Le truppe israeliane hanno varcato il confine libanese nella serata di lunedì in una serie di operazioni mirate contro Hezbollah, il gruppo armato sciita sostenuto dall’Iran. Si tratterebbe di iniziative circoscritte, definite dalle autorità dello Stato ebraico come “raid limitati”, che puntano a colpire le infrastrutture di Hezbollah nelle aree di confine e ad allontanare i combattenti del gruppo dai villaggi vicini a Israele dopo quasi un anno di attacchi con droni e razzi da parte della milizia sciita. Ma cresce sempre più il timore di un’escalation imminente con il coinvolgimento di un numero maggiore di forze sul terreno.
Fonti vicine al Dipartimento di Stato americano hanno confermato che Tel Aviv ha notificato con anticipo gli Stati Uniti riguardo le ultime operazioni. Da giorni Israele ha rafforzato la presenza militare lungo il proprio lato della frontiera, mentre Hezbollah continua a lanciare razzi contro il territorio israeliano.
Tel Aviv ha promesso di non fermarsi finché la sicurezza delle comunità israeliane prossime al confine non sarà garantita.

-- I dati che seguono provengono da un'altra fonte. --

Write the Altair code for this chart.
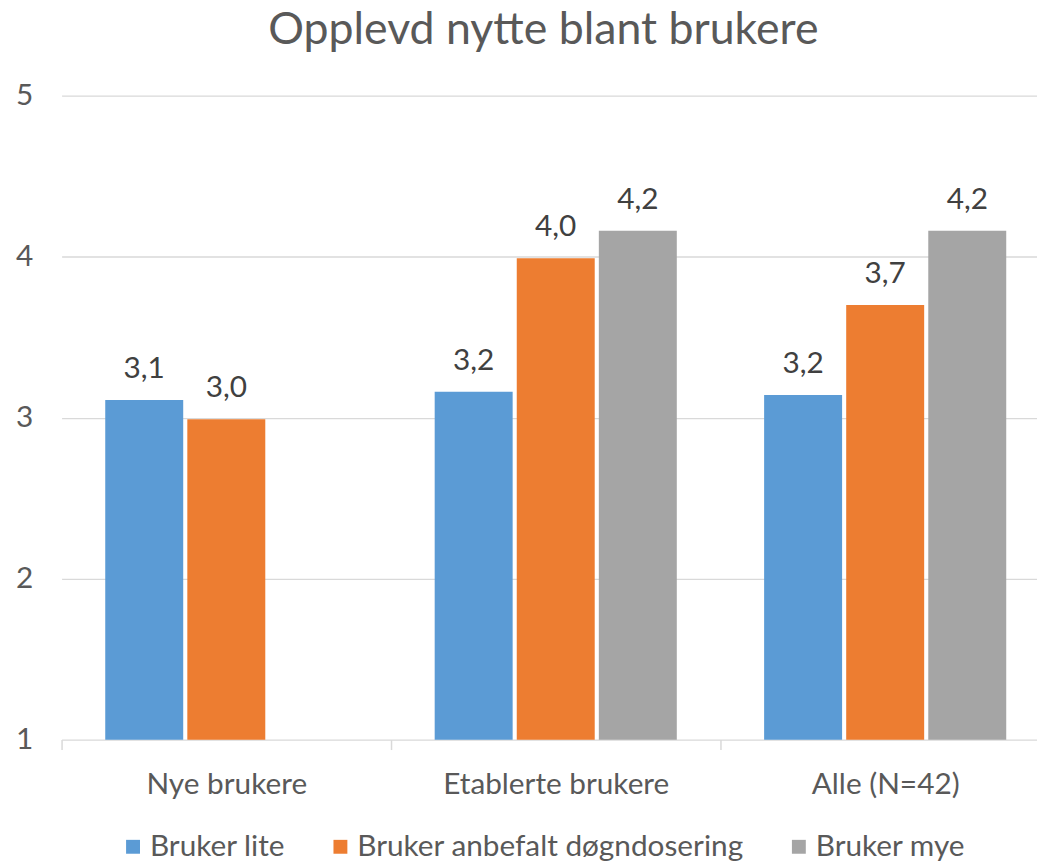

Dall’altro lato, Hezbollah ha giurato che non smetterà di bersagliare il nemico confinante fino a quando il conflitto a Gaza non troverà una risoluzione.
Yaakov Amidror, ex maggiore generale israeliano e consigliere per la sicurezza nazionale, ha affermato che l’operazione di lunedì è considerata un primo passo necessario prima di far entrare altre truppe. “Bisogna tastare il terreno e vedere, per capire cosa c’è”, ha detto. “Si chiama ricognizione attiva”.
Dietro le quinte, la diplomazia internazionale tenta di frenare la corsa all’escalation. Un diplomatico occidentale ha riferito all’Associated Press che un’operazione terrestre israeliana più ampia sul suolo libanese sembra ormai imminente. Il funzionario ha aggiunto che Israele avrebbe condiviso i propri piani con gli Stati Uniti e altri alleati, pur precisando che si tratterebbe di un intervento circoscritto. Non è chiaro se Tel Aviv abbia già deciso di varcare il limite e lanciare un’offensiva su larga scala.
Hezbollah non sembra intenzionato a cedere terreno. Naim Kassem, il leader ad interim del gruppo, ha rassicurato i suoi sostenitori durante un discorso televisivo che anche dopo la perdita del leader storico Hassan Nasrallah e di altri alti comandanti, la milizia resta pronta a combattere. Il gruppo ha già rimpiazzato i leader caduti, con Hashem Safieddine, cugino di Nasrallah e responsabile degli affari politici, probabile successore.
Il messaggio è chiaro: se Israele decide di allargare il conflitto con un’invasione su vasta scala, Hezbollah è pronto a rispondere. E mentre la retorica si infiamma, sul terreno la situazione si fa sempre più tesa. L’esercito israeliano ha rafforzato le misure di sicurezza nelle città settentrionali di Metula, Misgav Am e Kfar Giladi, che si trovano a ridosso del confine e che sono state dichiarate zone militari chiuse.
Lunedì, un raid aereo israeliano ha colpito un edificio residenziale nel cuore di Beirut, uccidendo tre militanti palestinesi. L’attacco ha avuto luogo al di fuori delle tradizionali aree di operazione di Hezbollah, in una zona trafficata del centro città, vicina a importanti snodi di trasporto. Nel frattempo, la milizia sciita ha incrementato il numero di razzi lanciati contro il nord di Israele, arrivando a diverse centinaia al giorno. Malgrado la maggior parte di questi razzi venga intercettata dai sistemi di difesa israeliani o cada in aree disabitate, alcuni civili sono rimasti feriti e due soldati israeliani sono stati uccisi il 19 settembre.
Alcuni Paesi europei hanno precauzionalmente cominciato a evacuare diplomatici e cittadini dal Libano. La Germania ha inviato un aereo militare per evacuare i familiari dei diplomatici, mentre la Bulgaria ha predisposto voli per il rimpatrio dei propri connazionali.
Intanto, l’agenzia ONU per i rifugiati palestinesi, UNRWA, ha confermato che Fatah Sharif, un comandante di Hamas ucciso in Libano, era stato un suo dipendente. Sharif era stato sospeso a marzo dopo l’accusa di legami con il gruppo militante. L’uccisione di Sharif potrebbe aumentare la pressione sull’UNRWA, già colpita da un deficit di 80 milioni di dollari e critiche per presunti legami con Hamas. L’organo di controllo interno delle Nazioni Unite sta indagando sull’UNRWA da quando, a gennaio, Israele ha accusato 12 suoi dipendenti di essere coinvolti nell’attacco terroristico del 7 ottobre contro Israele.